Supported models

Classification using Random Forest

The PlaceRecognitionRFImpl class implements place recognition using a Random Forest classifier and features extracted via a Convolutional Neural Network (CNN) trained on the Places365 dataset. This section provides an overview of how place recognition is integrated and employed, enhancing its functionalities.

General

Place recognition is a computer vision technique that involves identifying and classifying specific locations or landmarks within images or video frames. This is essential for applications like autonomous navigation, robotics, augmented reality, and geographic information systems.

Please refer to the [Places365](http://places2.csail.mit.edu/) documentation for more details.

Here’s a simplified explanation of how place recognition using Random Forests and CNN feature extraction works:

  1. Image Preprocessing: The process typically starts with preprocessing steps such as resizing, normalization, and color channel adjustment. These steps help prepare the image for further analysis and improve the accuracy of the recognition algorithms.

  2. Feature Extraction: The class uses a pre-trained CNN model, such as GoogLeNet trained on the Places365 dataset, to extract feature vectors from images. This model captures essential features of the images, encoding important information about the appearance, shape, and texture of the scene.

  3. Feature Matching: Once features are extracted, the algorithm compares them with a database of known features from previously seen locations. This involves finding the best matches between the features of the input image and those in the database.

  4. Localization and Classification: After matching features, the algorithm determines the location depicted in the image by identifying the best match from the database and classifying the image accordingly. The classification is performed using a Random Forest classifier, which has been trained on labeled datasets.

  5. Post-processing: In this step, the algorithm refines the results to improve overall accuracy. This may involve filtering based on confidence scores, handling false positives, and ensuring robust recognition even under challenging conditions.

Algorithm Description

The PlaceRecognitionRFImpl class uses a combination of deep learning for feature extraction and machine learning for classification to perform place recognition. Here’s a detailed explanation of the steps involved:

  1. Image Preprocessing

    The process starts with preprocessing steps such as resizing the images to a consistent size, normalizing the pixel values, and adjusting the color channels if necessary. These steps prepare the image for further analysis and improve the accuracy of the recognition algorithms by ensuring that the input images are in a consistent format.

  2. Feature Extraction

    • Pre-trained CNN Model: The class utilizes a pre-trained CNN model, such as GoogLeNet, which has been trained on the Places365 dataset. This model is used to extract feature vectors from the input images. The Places365 dataset is a large-scale dataset containing images of different scenes, making the model well-suited for capturing the essential characteristics of various locations.
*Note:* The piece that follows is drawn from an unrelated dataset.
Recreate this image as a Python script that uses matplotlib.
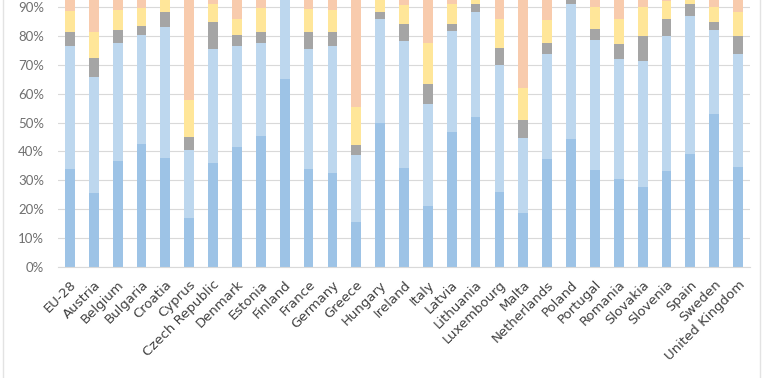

    • Image Transformation: Images are transformed using a specific preprocessing pipeline that includes resizing to a fixed size, center cropping to focus on the central part of the image, normalizing the pixel values to standardize the input, and converting the images to tensors suitable for input to the CNN model. This ensures that the images are in the correct format for feature extraction.

  3. Feature Matching

    Once the features are extracted from the input images, the algorithm compares these features with a database of known features from previously seen locations. This step involves finding the best matches between the features of the input image and those in the database. Feature matching is typically done using distance metrics that measure the similarity between feature vectors.

  4. Localization and Classification

    After matching features, the algorithm determines the location depicted in the image by identifying the best match from the database and classifying the image accordingly. The classification is performed using a Random Forest classifier, a machine learning model that consists of multiple decision trees. Each tree in the forest provides a vote for the class of the input image, and the class with the most votes is selected as the final prediction. The Random Forest classifier is trained on labeled datasets, where each image is associated with a specific location label.

  5. Post-processing

    In this step, the algorithm refines the results to improve overall accuracy. This may involve filtering out predictions with low confidence scores, handling false positives by applying additional checks, and ensuring robust recognition even under challenging conditions such as variations in lighting, perspective, and occlusions. Post-processing helps to enhance the reliability of the place recognition system.

Important Considerations

While this place recognition implementation offers sophisticated capabilities, it’s important to note that its performance can vary based on environmental conditions, image quality, and the diversity of the training data. Regular testing and adjustments may be necessary to ensure the system operates effectively within the specific context of your application.